> [Your goal] From the entries below, please gather each line containing the string "drawn".

> [Extracted material]
•••

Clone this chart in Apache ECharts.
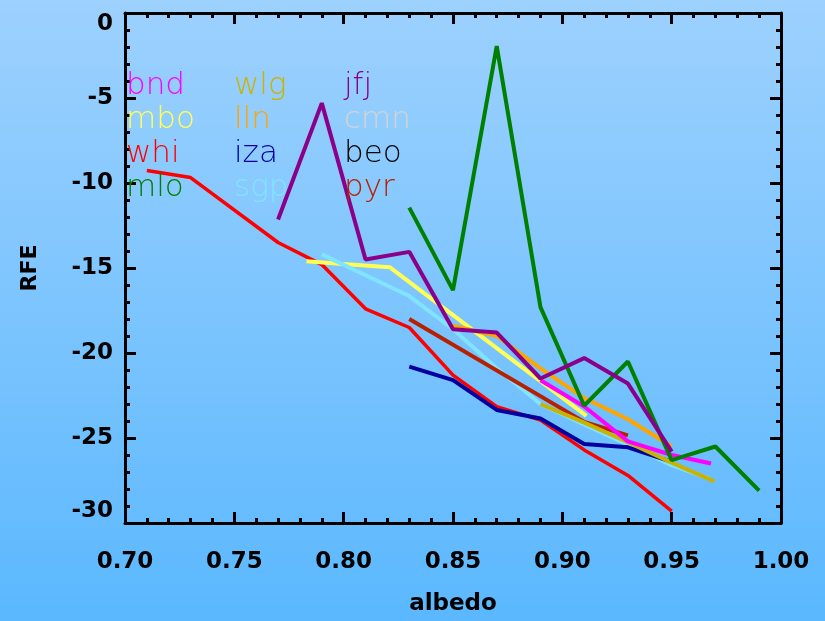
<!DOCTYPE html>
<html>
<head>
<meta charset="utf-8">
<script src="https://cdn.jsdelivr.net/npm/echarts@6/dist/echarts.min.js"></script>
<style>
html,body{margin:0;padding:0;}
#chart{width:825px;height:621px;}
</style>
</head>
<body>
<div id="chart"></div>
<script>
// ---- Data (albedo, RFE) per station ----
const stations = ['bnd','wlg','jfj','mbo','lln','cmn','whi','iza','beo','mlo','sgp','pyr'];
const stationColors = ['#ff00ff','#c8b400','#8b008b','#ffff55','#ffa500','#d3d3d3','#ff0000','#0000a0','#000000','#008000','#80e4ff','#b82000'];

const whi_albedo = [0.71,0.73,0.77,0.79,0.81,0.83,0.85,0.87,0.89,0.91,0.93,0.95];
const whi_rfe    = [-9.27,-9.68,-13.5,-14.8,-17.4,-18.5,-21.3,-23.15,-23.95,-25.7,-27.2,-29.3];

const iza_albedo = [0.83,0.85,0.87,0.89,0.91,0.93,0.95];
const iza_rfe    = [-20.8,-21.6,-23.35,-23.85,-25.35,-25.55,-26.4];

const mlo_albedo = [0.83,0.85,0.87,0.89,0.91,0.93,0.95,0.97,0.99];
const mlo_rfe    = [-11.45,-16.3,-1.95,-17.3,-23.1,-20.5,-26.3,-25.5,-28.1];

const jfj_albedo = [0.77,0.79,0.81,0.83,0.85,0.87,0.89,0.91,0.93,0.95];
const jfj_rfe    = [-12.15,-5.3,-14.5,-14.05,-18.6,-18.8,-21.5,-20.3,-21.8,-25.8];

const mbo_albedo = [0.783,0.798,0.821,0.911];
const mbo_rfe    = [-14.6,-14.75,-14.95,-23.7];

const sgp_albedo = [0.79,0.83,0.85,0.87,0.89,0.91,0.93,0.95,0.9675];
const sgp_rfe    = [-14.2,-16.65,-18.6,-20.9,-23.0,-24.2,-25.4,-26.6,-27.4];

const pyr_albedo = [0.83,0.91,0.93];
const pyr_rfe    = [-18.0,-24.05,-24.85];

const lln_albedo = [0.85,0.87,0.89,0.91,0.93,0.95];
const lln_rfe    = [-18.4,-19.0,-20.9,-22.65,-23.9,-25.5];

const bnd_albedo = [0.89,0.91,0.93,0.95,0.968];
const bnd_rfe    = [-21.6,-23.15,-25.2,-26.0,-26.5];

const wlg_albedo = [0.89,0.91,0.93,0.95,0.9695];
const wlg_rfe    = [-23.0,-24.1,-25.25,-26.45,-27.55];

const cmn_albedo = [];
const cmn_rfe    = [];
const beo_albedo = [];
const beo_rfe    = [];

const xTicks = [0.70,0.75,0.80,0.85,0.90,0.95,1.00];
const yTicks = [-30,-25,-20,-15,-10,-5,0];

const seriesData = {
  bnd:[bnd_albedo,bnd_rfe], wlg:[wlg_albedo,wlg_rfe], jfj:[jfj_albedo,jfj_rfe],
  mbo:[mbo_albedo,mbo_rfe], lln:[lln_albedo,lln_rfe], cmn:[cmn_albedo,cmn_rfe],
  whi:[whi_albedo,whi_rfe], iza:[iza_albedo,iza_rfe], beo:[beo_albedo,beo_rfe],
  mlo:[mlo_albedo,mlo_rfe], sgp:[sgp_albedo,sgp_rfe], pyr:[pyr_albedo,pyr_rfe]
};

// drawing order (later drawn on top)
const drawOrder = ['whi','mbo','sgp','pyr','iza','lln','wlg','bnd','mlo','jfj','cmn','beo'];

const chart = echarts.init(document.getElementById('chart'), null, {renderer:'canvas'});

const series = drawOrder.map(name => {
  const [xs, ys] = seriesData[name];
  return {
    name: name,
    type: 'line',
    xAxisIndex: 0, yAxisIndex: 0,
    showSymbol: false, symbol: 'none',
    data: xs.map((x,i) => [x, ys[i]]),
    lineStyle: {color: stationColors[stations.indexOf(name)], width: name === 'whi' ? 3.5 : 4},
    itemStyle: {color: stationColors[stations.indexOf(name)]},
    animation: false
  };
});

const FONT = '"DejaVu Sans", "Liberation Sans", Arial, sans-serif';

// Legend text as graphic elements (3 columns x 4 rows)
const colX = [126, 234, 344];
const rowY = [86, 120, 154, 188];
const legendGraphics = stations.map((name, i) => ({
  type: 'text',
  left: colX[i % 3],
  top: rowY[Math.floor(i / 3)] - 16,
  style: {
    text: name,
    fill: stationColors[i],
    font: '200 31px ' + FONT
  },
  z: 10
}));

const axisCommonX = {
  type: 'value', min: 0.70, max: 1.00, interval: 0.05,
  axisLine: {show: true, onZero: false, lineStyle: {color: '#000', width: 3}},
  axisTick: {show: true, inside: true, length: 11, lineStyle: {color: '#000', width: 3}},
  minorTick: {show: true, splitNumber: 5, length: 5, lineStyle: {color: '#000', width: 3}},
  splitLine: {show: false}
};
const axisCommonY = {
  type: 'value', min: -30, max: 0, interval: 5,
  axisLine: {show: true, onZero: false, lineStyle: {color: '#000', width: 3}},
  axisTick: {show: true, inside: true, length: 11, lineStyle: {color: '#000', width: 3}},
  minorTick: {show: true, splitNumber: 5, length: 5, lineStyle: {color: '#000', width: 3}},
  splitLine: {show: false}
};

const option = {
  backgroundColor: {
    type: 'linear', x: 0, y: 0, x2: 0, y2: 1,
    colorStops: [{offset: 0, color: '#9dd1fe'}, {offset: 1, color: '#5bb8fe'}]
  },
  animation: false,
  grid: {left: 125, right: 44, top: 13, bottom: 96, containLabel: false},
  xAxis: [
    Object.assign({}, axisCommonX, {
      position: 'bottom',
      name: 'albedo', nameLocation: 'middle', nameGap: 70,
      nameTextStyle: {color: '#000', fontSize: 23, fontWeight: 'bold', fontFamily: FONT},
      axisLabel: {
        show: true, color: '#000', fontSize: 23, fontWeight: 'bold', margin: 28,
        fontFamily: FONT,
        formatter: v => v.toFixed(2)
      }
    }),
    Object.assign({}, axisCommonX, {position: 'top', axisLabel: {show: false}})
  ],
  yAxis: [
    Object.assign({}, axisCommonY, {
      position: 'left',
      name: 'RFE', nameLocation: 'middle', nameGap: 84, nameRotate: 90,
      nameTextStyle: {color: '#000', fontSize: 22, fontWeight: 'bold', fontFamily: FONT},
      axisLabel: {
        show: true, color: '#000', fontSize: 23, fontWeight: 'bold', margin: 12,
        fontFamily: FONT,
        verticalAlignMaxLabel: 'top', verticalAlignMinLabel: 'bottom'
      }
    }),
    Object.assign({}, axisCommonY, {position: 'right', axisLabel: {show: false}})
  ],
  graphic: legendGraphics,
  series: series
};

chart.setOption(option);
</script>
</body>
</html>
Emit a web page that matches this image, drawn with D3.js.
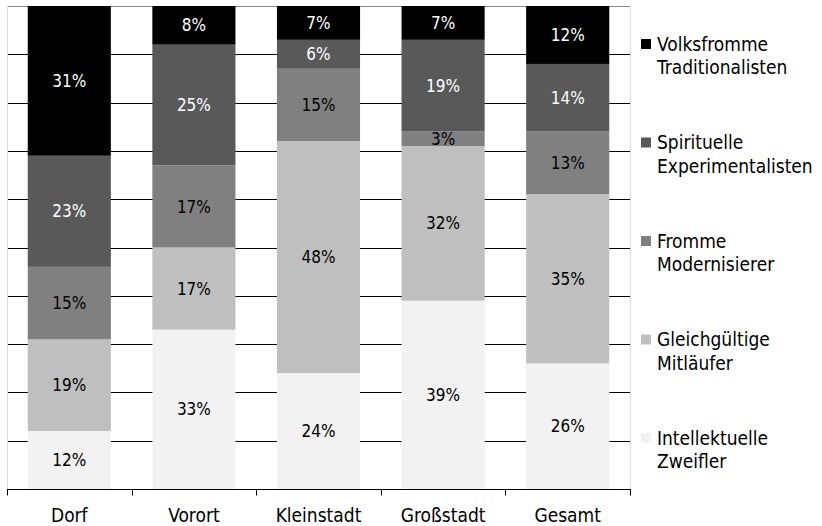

•••

> [Right answer]
// drawing order (later drawn on top)
Emit a web page that matches this image, drawn with D3.js.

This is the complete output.